According to the Center for Disease Control: “The various forms of arthritis affect more than 15 percent of the U.S. population—over 43 million persons—and more than 20 percent of the adult population, making arthritis one of the most common conditions in the United States.”
In fact, arthritis is the leading cause of disability in the country – more than back problems, heart problems or lung problems.
The good news is that gardening can still be a source of accomplishment and pleasure for people suffering from osteoarthritis, rheumatoid arthritis and the allied problems of lupus and fibromyalgia.
Beyond the emotional, sensual and even spiritual benefits of working with nature, the exercise that gardening provides can offer sizable health rewards for arthritics as well. One of the main mantras of the Arthritis Foundation is “movement is the best medicine.”
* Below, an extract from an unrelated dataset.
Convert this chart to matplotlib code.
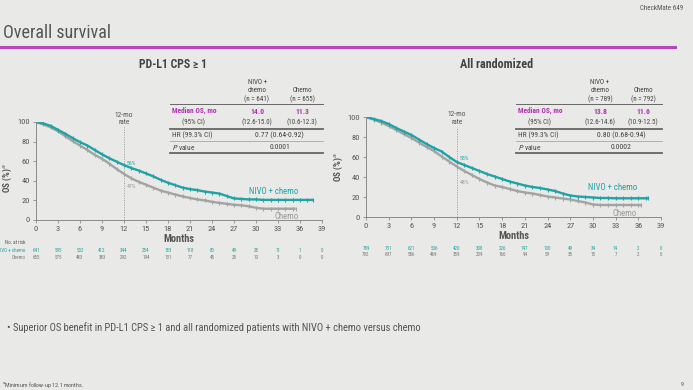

“Mainly, exercise reduces joint pain and stiffness, builds strong muscle around the joints, and increases flexibility and endurance. It reduces inflammation from arthritis and related conditions and lowers the risk of other chronic conditions. It also helps promote overall health and fitness by giving you more energy, helping you sleep better, controlling your weight, decreasing depression, and giving you more self-esteem.”
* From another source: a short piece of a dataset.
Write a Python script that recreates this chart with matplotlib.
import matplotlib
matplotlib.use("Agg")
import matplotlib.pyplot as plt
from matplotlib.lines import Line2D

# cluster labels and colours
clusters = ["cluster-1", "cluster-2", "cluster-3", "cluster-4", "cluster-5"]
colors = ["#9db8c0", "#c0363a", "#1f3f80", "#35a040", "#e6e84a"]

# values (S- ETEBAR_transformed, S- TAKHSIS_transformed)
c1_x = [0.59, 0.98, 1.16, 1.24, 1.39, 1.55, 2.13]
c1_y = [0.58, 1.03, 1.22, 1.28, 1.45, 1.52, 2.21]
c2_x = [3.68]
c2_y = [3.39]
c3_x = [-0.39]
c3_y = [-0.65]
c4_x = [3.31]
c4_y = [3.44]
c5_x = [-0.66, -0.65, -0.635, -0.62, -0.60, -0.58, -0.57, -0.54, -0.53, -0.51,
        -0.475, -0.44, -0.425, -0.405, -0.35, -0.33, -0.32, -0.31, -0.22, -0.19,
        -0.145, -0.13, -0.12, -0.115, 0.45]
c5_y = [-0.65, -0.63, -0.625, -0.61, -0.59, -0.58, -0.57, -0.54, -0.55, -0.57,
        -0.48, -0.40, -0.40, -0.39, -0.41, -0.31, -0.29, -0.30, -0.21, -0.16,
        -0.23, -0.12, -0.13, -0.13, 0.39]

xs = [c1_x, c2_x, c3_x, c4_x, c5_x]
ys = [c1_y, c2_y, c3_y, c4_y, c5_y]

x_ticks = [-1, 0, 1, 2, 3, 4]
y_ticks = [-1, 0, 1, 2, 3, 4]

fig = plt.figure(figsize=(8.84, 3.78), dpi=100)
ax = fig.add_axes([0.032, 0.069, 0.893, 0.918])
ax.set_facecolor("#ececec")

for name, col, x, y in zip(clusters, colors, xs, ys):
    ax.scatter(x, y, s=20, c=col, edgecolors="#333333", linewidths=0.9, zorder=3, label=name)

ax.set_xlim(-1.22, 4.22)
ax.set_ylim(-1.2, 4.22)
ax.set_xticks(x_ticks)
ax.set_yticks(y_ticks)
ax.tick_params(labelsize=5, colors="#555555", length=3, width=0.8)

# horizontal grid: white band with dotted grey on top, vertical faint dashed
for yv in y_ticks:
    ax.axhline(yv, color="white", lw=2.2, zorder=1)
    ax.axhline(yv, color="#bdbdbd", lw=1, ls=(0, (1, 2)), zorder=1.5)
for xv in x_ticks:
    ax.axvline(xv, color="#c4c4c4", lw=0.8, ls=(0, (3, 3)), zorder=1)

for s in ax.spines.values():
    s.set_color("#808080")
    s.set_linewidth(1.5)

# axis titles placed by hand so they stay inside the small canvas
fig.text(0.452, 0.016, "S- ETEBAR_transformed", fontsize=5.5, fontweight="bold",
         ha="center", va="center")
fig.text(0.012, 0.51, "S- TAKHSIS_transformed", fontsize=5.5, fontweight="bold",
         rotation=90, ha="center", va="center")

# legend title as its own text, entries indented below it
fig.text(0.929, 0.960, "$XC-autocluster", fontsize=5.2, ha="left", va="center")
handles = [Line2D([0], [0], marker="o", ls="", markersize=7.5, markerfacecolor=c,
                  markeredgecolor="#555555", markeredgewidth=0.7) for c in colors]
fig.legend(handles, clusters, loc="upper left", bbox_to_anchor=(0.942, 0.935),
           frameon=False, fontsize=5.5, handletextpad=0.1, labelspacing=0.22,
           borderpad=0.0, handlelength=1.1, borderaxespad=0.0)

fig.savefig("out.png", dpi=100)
Yes, tending a garden can do all that – as long as you do it wisely and with a minimum of physical stress.
Here are five top tips that can help you.
1. Warm up
Gentle stretching and warming-up exercises are always recommended before starting any workout – and that’s just as true for work out in the yard. We’ll detail a host of these warm-ups here on Painless Garden over the next months. If you’re an arthritis sufferer, chances are you already have some favorite “joint-looseners” you can use.
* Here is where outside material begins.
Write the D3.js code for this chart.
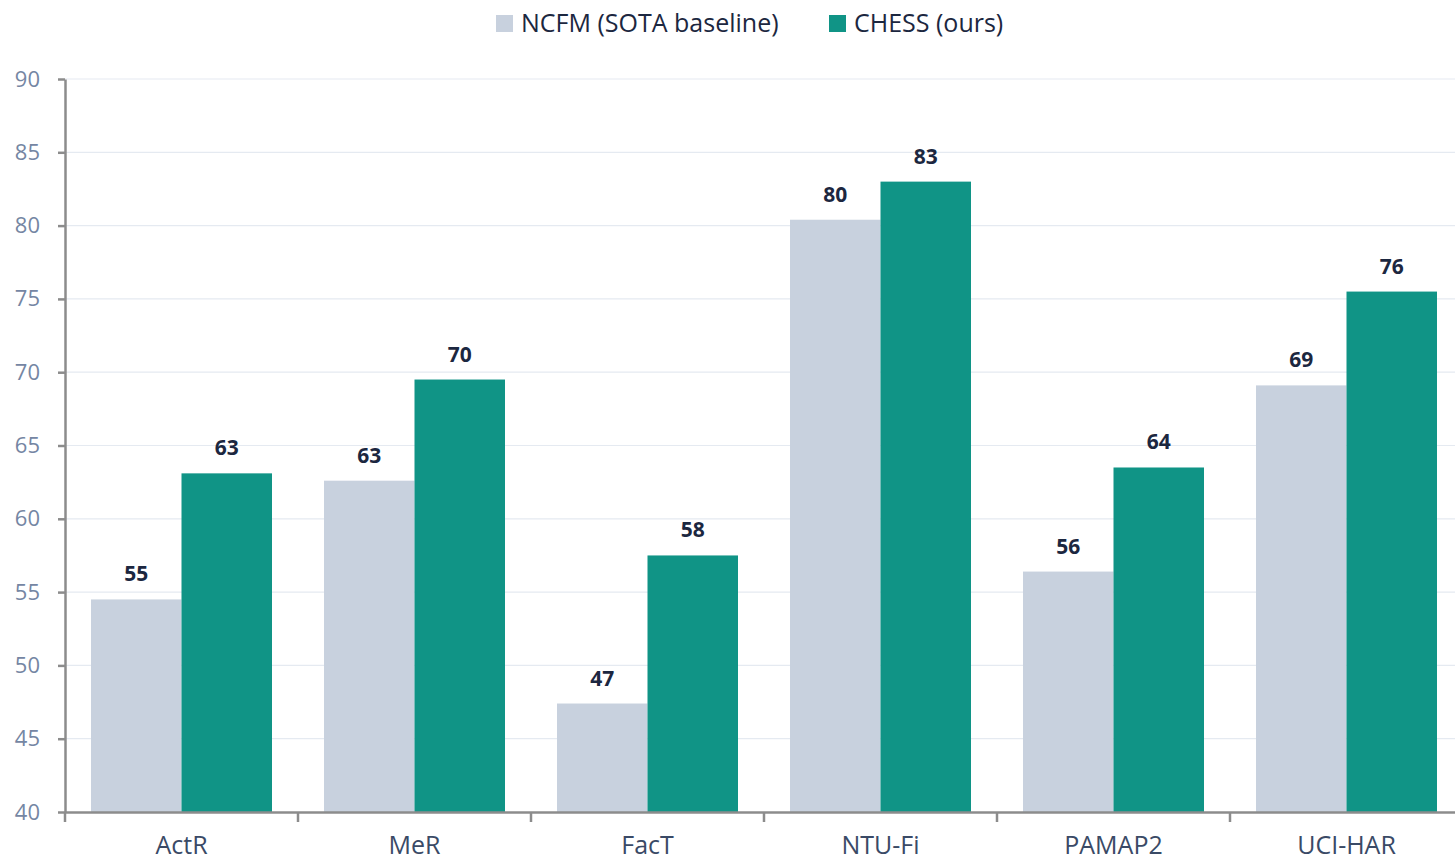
<!DOCTYPE html>
<html>
<head>
<meta charset="utf-8">
<script src="https://cdn.jsdelivr.net/npm/d3@7"></script>
<style>
  body { margin: 0; background: #fff; }
  svg { display: block; font-family: "Open Sans", sans-serif; }
</style>
</head>
<body>
<div id="chart"></div>
<script>
// Data
const categories = ["ActR", "MeR", "FacT", "NTU-Fi", "PAMAP2", "UCI-HAR"];
const seriesNames = ["NCFM (SOTA baseline)", "CHESS (ours)"];
const ncfm = [54.5, 62.6, 47.4, 80.4, 56.4, 69.1];
const chess = [63.1, 69.5, 57.5, 83.0, 63.5, 75.5];
const yTicks = [40, 45, 50, 55, 60, 65, 70, 75, 80, 85, 90];
const colors = ["#c8d1de", "#109486"];

const width = 1455, height = 862;
const margin = {top: 79, left: 65, bottom: 50};
const bandW = 233;

const svg = d3.select("#chart")
  .append("svg")
  .attr("width", width)
  .attr("height", height);

const rows = categories.map((c, i) => ({cat: c, values: [ncfm[i], chess[i]]}));

// Scales
const x = d3.scaleBand()
  .domain(categories)
  .range([margin.left, margin.left + bandW * categories.length])
  .padding(0);

const x1 = d3.scaleBand()
  .domain(d3.range(seriesNames.length))
  .range([26, bandW - 26])
  .padding(0);

const y = d3.scaleLinear()
  .domain([40, 90])
  .range([height - margin.bottom, margin.top]);

// Grid lines
svg.append("g")
  .selectAll("line")
  .data(yTicks.slice(1))
  .join("line")
  .attr("x1", margin.left)
  .attr("x2", width)
  .attr("y1", d => y(d))
  .attr("y2", d => y(d))
  .attr("stroke", "#e5eaf1")
  .attr("stroke-width", 1.2);

// Bars
const groups = svg.append("g")
  .selectAll("g")
  .data(rows)
  .join("g")
  .attr("transform", d => `translate(${x(d.cat)},0)`);

groups.selectAll("rect")
  .data(d => d.values)
  .join("rect")
  .attr("x", (d, i) => x1(i))
  .attr("y", d => y(d))
  .attr("width", x1.bandwidth())
  .attr("height", d => y(40) - y(d))
  .attr("fill", (d, i) => colors[i]);

// Value labels
groups.selectAll("text")
  .data(d => d.values)
  .join("text")
  .attr("x", (d, i) => x1(i) + x1.bandwidth() / 2)
  .attr("y", d => y(d) - 18)
  .attr("text-anchor", "middle")
  .style("font-size", "21px")
  .style("font-weight", "bold")
  .style("fill", "#1c2740")
  .text(d => Math.round(d));

// Y axis
const yAxis = svg.append("g")
  .attr("transform", `translate(${margin.left},0)`)
  .call(d3.axisLeft(y).tickValues(yTicks).tickSize(7).tickPadding(18).tickSizeOuter(0));
yAxis.select(".domain").attr("stroke", "#8c8c8c").attr("stroke-width", 2.5);
yAxis.selectAll(".tick line").attr("stroke", "#8c8c8c").attr("stroke-width", 2.5);
yAxis.selectAll(".tick text")
  .style("font-size", "22px")
  .style("font-family", "Open Sans, sans-serif")
  .style("fill", "#7586a3");

// X axis
const xAxis = svg.append("g")
  .attr("transform", `translate(0,${y(40)})`)
  .call(d3.axisBottom(x).tickSize(0).tickPadding(24).tickSizeOuter(0));
xAxis.select(".domain").attr("stroke", "#8c8c8c").attr("stroke-width", 2.5);
xAxis.selectAll(".tick text")
  .style("font-size", "25px")
  .style("font-family", "Open Sans, sans-serif")
  .style("fill", "#3a4a66");

// X tick marks at band boundaries
svg.append("g")
  .selectAll("line")
  .data(categories)
  .join("line")
  .attr("x1", d => x(d))
  .attr("x2", d => x(d))
  .attr("y1", y(40))
  .attr("y2", y(40) + 10)
  .attr("stroke", "#8c8c8c")
  .attr("stroke-width", 2.5);

// Legend
const legendItems = [{name: seriesNames[0], x: 496}, {name: seriesNames[1], x: 829}];
const legend = svg.append("g")
  .selectAll("g")
  .data(legendItems)
  .join("g")
  .attr("transform", d => `translate(${d.x},15)`);

legend.append("rect")
  .attr("width", 17)
  .attr("height", 17)
  .attr("fill", (d, i) => colors[i]);

legend.append("text")
  .attr("x", 25)
  .attr("y", 17)
  .style("font-size", "25px")
  .style("fill", "#1c2740")
  .text(d => d.name);
</script>
</body>
</html>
2. Bring the garden to you
That’s the first tenet of Painless Gardening because it’s the best thing you can do for your joints (and your time and energy.) Using a form of raised garden – preferably one that can be easily tended sitting or standing – and keeping it close to your house will save you hours of bending, stooping, walking and lugging tools and supplies. And that will save you a lot of wear and tear on your body.
3. Use correct form
The Arthritis Foundation says: “Let larger, stronger muscles and joints do more of the work, when possible. Keep items close to your body as you carry them. Stand or sit up straight while you work, and change positions often.”
4. Pick appropriate tools
The fourth tenet of Painless Gardening is to delegate strain to your tools. By that I mean choose tools that are ergonomically designed and use them properly so they do the brunt of the heavy work. Happily, today many such tools are available on the Internet from Bionic Gloves to Peta and Radius hand tools to comfortable garden kneeler/seats that take the strain off knees.
If you do have to tend a garden or yard that isn’t raised, choose long-handled tools to let you work comfortably when standing or kneeling.
5. Switch tasks and switch off
Take frequent breaks. After 15-30 minutes of work, rest or do another type of chore that uses different muscles. The more you limit repetitive physical tasks, the better you’ll avoid repetitive stress injuries.
Go slowly, listen to your body and avoid over-exertion.
Follow these simple tips and you can maximize your gardening pleasure while minimizing arthritis pain.